A simple workflow description usually generates something that’s 70-80% ready to run. Browser navigation, basic data extraction, simple integrations—those usually work as generated. The AI understands the intent and generates code that’s actually correct.

The remaining 20-30% is tweaking. You might need to adjust selectors for a specific site, handle a data format that’s slightly different than expected, or fix error handling. This is where it saves massive time compared to building from scratch.

In my experience, a workflow that would take me 2-3 hours to build manually takes maybe 30 minutes with AI generation: 5 minutes to write the description, 5 minutes for AI to generate, 20 minutes to test and adjust.

The clock time difference is huge. But the real value isn’t just speed. The generated code is usually better than what I’d write quickly. It includes error handling and structure that I might skip if I was writing it myself.

For browser automation specifically, this works well because there are established patterns. The AI has seen thousands of browser automations and knows what good ones look like.

I’ve used AI to generate workflows, and the gap between “working” and “production-ready” is the real time sink.

The generated workflow often works for the happy path. Navigate site, find element, extract data. But production automations need error handling, edge case handling, and recovery logic. The AI doesn’t always add that.

So yes, you save time on the initial build. Maybe 40-50% time savings. But you’re not at production-ready. You spend that saved time debugging edge cases and adding robustness.
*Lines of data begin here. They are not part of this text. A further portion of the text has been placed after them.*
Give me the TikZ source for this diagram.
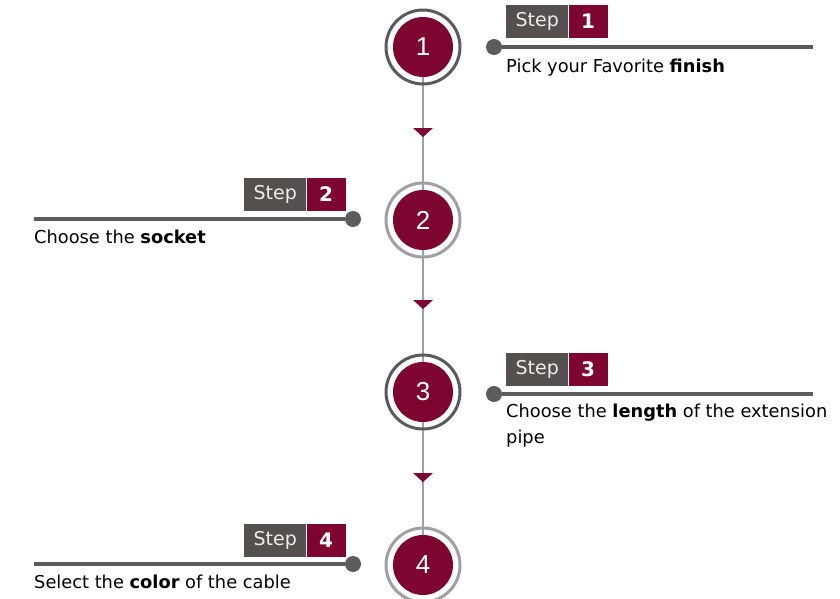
\documentclass[tikz,border=0pt]{standalone}
\usepackage{fontspec}
\setmainfont{DejaVu Sans}
\newfontfamily\numfont{Liberation Sans}
\definecolor{maroon}{HTML}{7D0530}
\definecolor{boxgray}{HTML}{555050}
\definecolor{darkring}{HTML}{5A5A5A}
\definecolor{lightring}{HTML}{A0A0A0}
\definecolor{linegray}{HTML}{5C5C5C}
\begin{document}
\begin{tikzpicture}[x=1pt,y=-1pt,
  disc/.style={circle,fill=maroon,minimum size=60pt,inner sep=0pt,text=white,font=\numfont\fontsize{26}{26}\selectfont},
  ringdark/.style={circle,draw=darkring,line width=3pt,minimum size=74pt,inner sep=0pt},
  ringlight/.style={circle,draw=lightring,line width=3pt,minimum size=74pt,inner sep=0pt},
  steplbl/.style={fill=boxgray,text=white!93!black,minimum width=62pt,minimum height=33pt,inner sep=0pt,font=\fontsize{19}{19}\selectfont},
  stepnum/.style={fill=maroon,text=white,minimum width=39pt,minimum height=33pt,inner sep=0pt,font=\bfseries\fontsize{20}{20}\selectfont},
  dotnode/.style={circle,fill=linegray,minimum size=16pt,inner sep=0pt},
  leader/.style={draw=linegray,line width=3.5pt},
  spine/.style={draw=lightring,line width=2.8pt},
  arrowtri/.style={fill=maroon},
  desc/.style={anchor=base west,inner sep=0pt,align=left,font=\fontsize{17.8}{26}\selectfont}
]
\useasboundingbox (0,0) rectangle (840,598);
% centres
\coordinate (c1) at (423,47);
\coordinate (c2) at (423,220);
\coordinate (c3) at (423,392);
\coordinate (c4) at (423,565);
% spine
\draw[spine] (c1) -- (c4);
% arrow heads
\foreach \yy in {128,300,473}{
  \fill[arrowtri] (413,\yy) -- (433,\yy) -- (423,\yy+9) -- cycle;
}
% circles
\node[ringdark] (r1) at (c1) {};
\node[ringlight] (r2) at (c2) {};
\node[ringdark] (r3) at (c3) {};
\node[ringlight] (r4) at (c4) {};
\node[disc] (d1) at (c1) {1};
\node[disc] (d2) at (c2) {2};
\node[disc] (d3) at (c3) {3};
\node[disc] (d4) at (c4) {4};
% step 1
\node[steplbl,anchor=west] (s1) at (506,21.5) {Step};
\node[stepnum,anchor=west] (n1) at (s1.east) {1};
\coordinate (e1) at (813,47);
\node[dotnode] (p1) at (494,47) {};
\draw[leader] (p1) -- (e1);
\node[desc] (t1) at (506,72) {Pick your Favorite \textbf{finish}};
% step 2
\node[steplbl,anchor=west] (s2) at (244,194) {Step};
\node[stepnum,anchor=west] (n2) at (s2.east) {2};
\coordinate (e2) at (34,219);
\node[dotnode] (p2) at (353,219) {};
\draw[leader] (p2) -- (e2);
\node[desc] (t2) at (34,243) {Choose the \textbf{socket}};
% step 3
\node[steplbl,anchor=west] (s3) at (506,369) {Step};
\node[stepnum,anchor=west] (n3) at (s3.east) {3};
\coordinate (e3) at (813,394);
\node[dotnode] (p3) at (494,394) {};
\draw[leader] (p3) -- (e3);
\node[desc] (t3) at (506,443) {Choose the \textbf{length} of the extension\\pipe};
% step 4
\node[steplbl,anchor=west] (s4) at (244,540) {Step};
\node[stepnum,anchor=west] (n4) at (s4.east) {4};
\coordinate (e4) at (34,564);
\node[dotnode] (p4) at (353,564) {};
\draw[leader] (p4) -- (e4);
\node[desc] (t4) at (34,588) {Select the \textbf{color} of the cable};
\end{tikzpicture}
\end{document}
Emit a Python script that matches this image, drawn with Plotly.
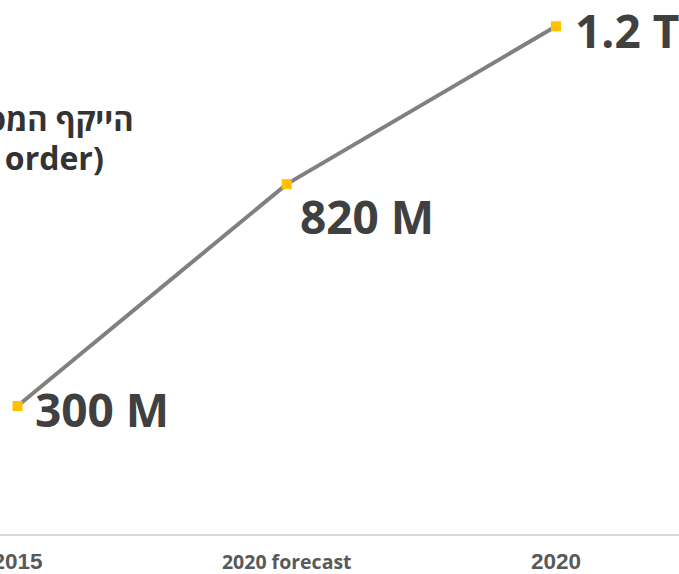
import plotly.graph_objects as go

categories = ["2015", "2020 forecast", "2020"]
values = [300, 820, 1190]
value_labels = ["300 M", "820 M", "1.2 T"]
title_lines = ["הייקף המסחר", "(per order)"]

# per-label text offsets (pixels) relative to the marker
label_shift = [(15, -3), (11, -32), (17, -4)]

x_idx = list(range(len(categories)))

fig = go.Figure()
fig.add_trace(go.Scatter(
    x=x_idx, y=values, mode="lines+markers",
    line=dict(color="#808080", width=4),
    marker=dict(symbol="square", size=10, color="#FFC000"),
    cliponaxis=False, hoverinfo="skip",
))

for xi, v, lab, (dx, dy) in zip(x_idx, values, value_labels, label_shift):
    fig.add_annotation(
        x=xi, y=v, xref="x", yref="y", text="<b>%s</b>" % lab, showarrow=False,
        xanchor="left", yanchor="middle", xshift=dx, yshift=dy,
        font=dict(family="Open Sans", size=46, color="#404040"),
    )

def tick_style(t):
    if "forecast" in t:
        return "<span style='font-family:Open Sans;font-size:19.5px'><b>%s</b></span>" % t
    return "<span style='font-family:Liberation Sans;font-size:22.5px'><b>%s</b></span>" % t

fig.add_annotation(
    x=136 / 679, y=1 - 128 / 574, xref="paper", yref="paper", text="<b>%s</b>" % title_lines[0],
    showarrow=False, xanchor="right", yanchor="middle",
    font=dict(family="Open Sans", size=31, color="#333333"),
)
fig.add_annotation(
    x=106 / 679, y=1 - 169 / 574, xref="paper", yref="paper", text="<b>%s</b>" % title_lines[1],
    showarrow=False, xanchor="right", yanchor="middle",
    font=dict(family="Open Sans", size=32, color="#333333"),
)

fig.update_layout(
    width=679, height=574,
    margin=dict(l=0, r=0, t=0, b=40),
    paper_bgcolor="white", plot_bgcolor="white",
    showlegend=False,
    xaxis=dict(
        range=[-0.065, 2.4568], tickmode="array", tickvals=x_idx,
        ticktext=[tick_style(c) for c in categories],
        showgrid=False, zeroline=False, showline=True, linecolor="#d9d9d9", linewidth=1.5,
        ticks="", ticklabelstandoff=12, ticklabeloverflow="allow",
        tickfont=dict(color="#595959", size=18, family="Open Sans"),
        automargin=False, fixedrange=True,
    ),
    yaxis=dict(range=[0, 1251.6], visible=False, fixedrange=True),
)

fig.write_html("out.html", config={"displayModeBar": False},
               post_script="document.body.style.margin='0';")
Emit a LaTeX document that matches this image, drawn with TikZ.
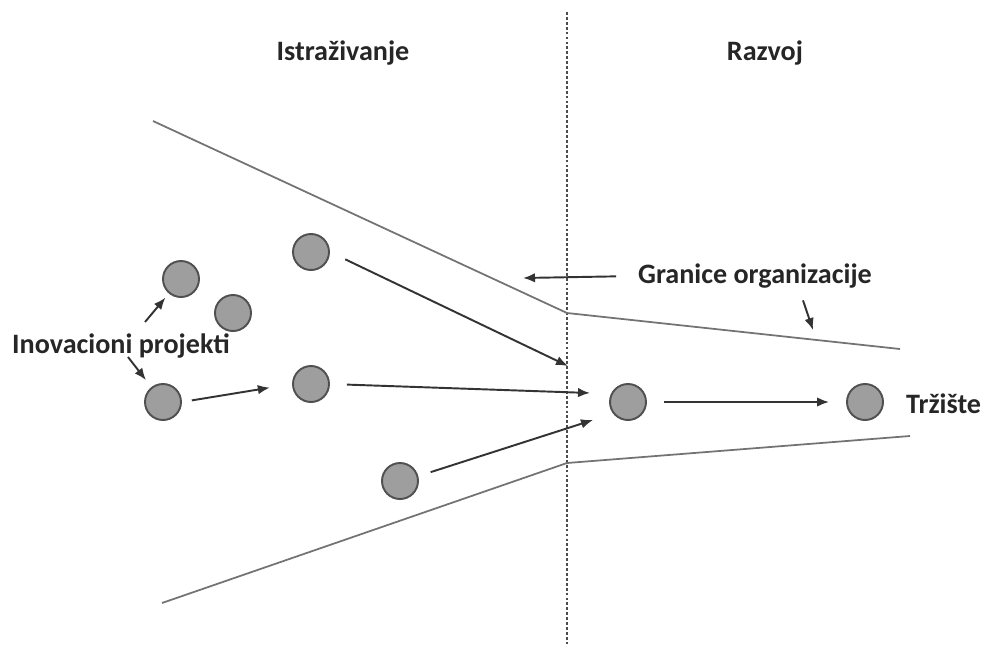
\documentclass[tikz,border=0pt]{standalone}
\usepackage{fontspec}
\setmainfont{Carlito}
\usepackage{tikz}
\usetikzlibrary{arrows.meta, positioning, calc}

\definecolor{dotgray}{RGB}{158,158,158}
\definecolor{rimgray}{RGB}{80,80,80}
\definecolor{edgegray}{RGB}{115,115,115}

\begin{document}
\begin{tikzpicture}[x=0.2mm, y=-0.2mm,
    proj/.style={circle, draw=rimgray, fill=dotgray, line width=1.1pt, minimum size=7.2mm, inner sep=0pt},
    lbl/.style={font=\bfseries\fontsize{16}{18}\selectfont, text=black!85, inner sep=1pt},
    flow/.style={-{Latex[length=2.4mm,width=1.9mm]}, line width=1.1pt, draw=black!80},
    border/.style={draw=edgegray, line width=1pt},
    divider/.style={draw=black!70, line width=0.9pt, dash pattern=on 1.6pt off 1.2pt}]
  \useasboundingbox (0,0) rectangle (988,644);

  % phase split
  \draw[divider] (567,12) -- (567,644);
  \node[lbl] (istr) at (343,53) {Istraživanje};
  \node[lbl] (razv) at (765,53) {Razvoj};

  % organisation borders
  \draw[border] (153,121) -- (567,313) -- (900,349);
  \draw[border] (162,603) -- (567,463) -- (910,436);

  % projects
  \node[proj] (p1) at (181,279) {};
  \node[proj] (p2) at (233,313) {};
  \node[proj] (p3) at (163,402) {};
  \node[proj] (p4) at (311,252) {};
  \node[proj] (p5) at (311,384) {};
  \node[proj] (p6) at (400,481) {};
  \node[proj] (p7) at (628,402) {};
  \node[proj] (p8) at (865,402) {};

  \node[lbl] (inov) at (121,346) {Inovacioni projekti};
  \node[lbl] (gran) at (755,276) {Granice organizacije};
  \node[lbl, anchor=west] (trz) at (904,404) {Tržište};

  % free ends near the split
  \coordinate (t4) at (568,366);
  \coordinate (t5) at (590,393);
  \coordinate (t6) at (593,420);
  \coordinate (g1) at (523,278);
  \coordinate (g2) at (813,330);
  \coordinate (i1) at (145,322);
  \coordinate (i3) at (128,357);

  % flows
  \draw[flow, shorten >=3pt] (i1) -- (p1);
  \draw[flow, shorten >=5pt] (i3) -- (p3);
  \draw[flow, shorten <=2mm, shorten >=4.5mm] (p3.east) -- (p5.west);
  \draw[flow, shorten <=3.4mm] (p4.east) -- (t4);
  \draw[flow, shorten <=3.4mm] (p5.east) -- (t5);
  \draw[flow, shorten <=2.6mm] (p6.15) -- (t6);
  \draw[flow, shorten <=3.4mm, shorten >=3.4mm] (p7.east) -- (p8.west);

  \draw[flow, shorten <=4mm] (gran.west) -- (g1);
  \draw[flow] ($(gran.south)+(48,10)$) -- (g2);
\end{tikzpicture}
\end{document}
Where AI generation actually shines is when you need to build multiple similar automations. You generate one, spend the debugging time, then use that as a pattern for the others. Each subsequent one is faster because you’re iterating on a working pattern.

For a single complex automation, the advantage is smaller than marketing suggests. For a fleet of related automations, it’s genuinely valuable.

The time breakdown I’ve seen: 30% on describing the automation clearly enough that the AI understands, 30% on testing the initial output, 40% on fixing and refining.

The description part is underestimated. Most people write vague descriptions initially. You need to be specific about what you’re extracting, how you want to handle errors, what the output should look like. This clarity work takes time.

Testing is straightforward. Debug the generated workflow against your actual target site. Note what works and what breaks.

Refinement is the bulk of the work. Fixing selectors that don’t match the actual site structure, handling pagination or dynamic loading, managing authentication, dealing with timeouts and failures.

AI generation saves you from writing the boilerplate structure. That’s valuable. But you still need domain knowledge about the specific sites you’re automating and the data you’re extracting. That knowledge doesn’t come from the AI.

The effectiveness of AI-generated workflows depends heavily on task clarity and domain specificity. Well-defined, common tasks (standard form filling, basic scraping) generate usable code with minimal revision. Unusual or complex requirements typically require substantial refinement.

Time analysis: AI generation is fastest for generating the structural skeleton and avoiding syntax errors. This eliminates 30-40% of manual build time. The remaining time is validation, error handling, and site-specific adjustments, which require the same investigation and debugging as manual builds.

The productivity gain is real but often smaller than expected because debugging a generated workflow to production standards takes similar time to debugging a manually-built workflow. The value proposition is more about developer experience—less initial boilerplate—than dramatic time savings.

60-70% of generated workflows work out of box. Rest needs debugging. Total time maybe 30% faster than building manually.

AI generates structure quickly. Still need 20-30% refinement for production. Time savings real but less dramatic than claimed.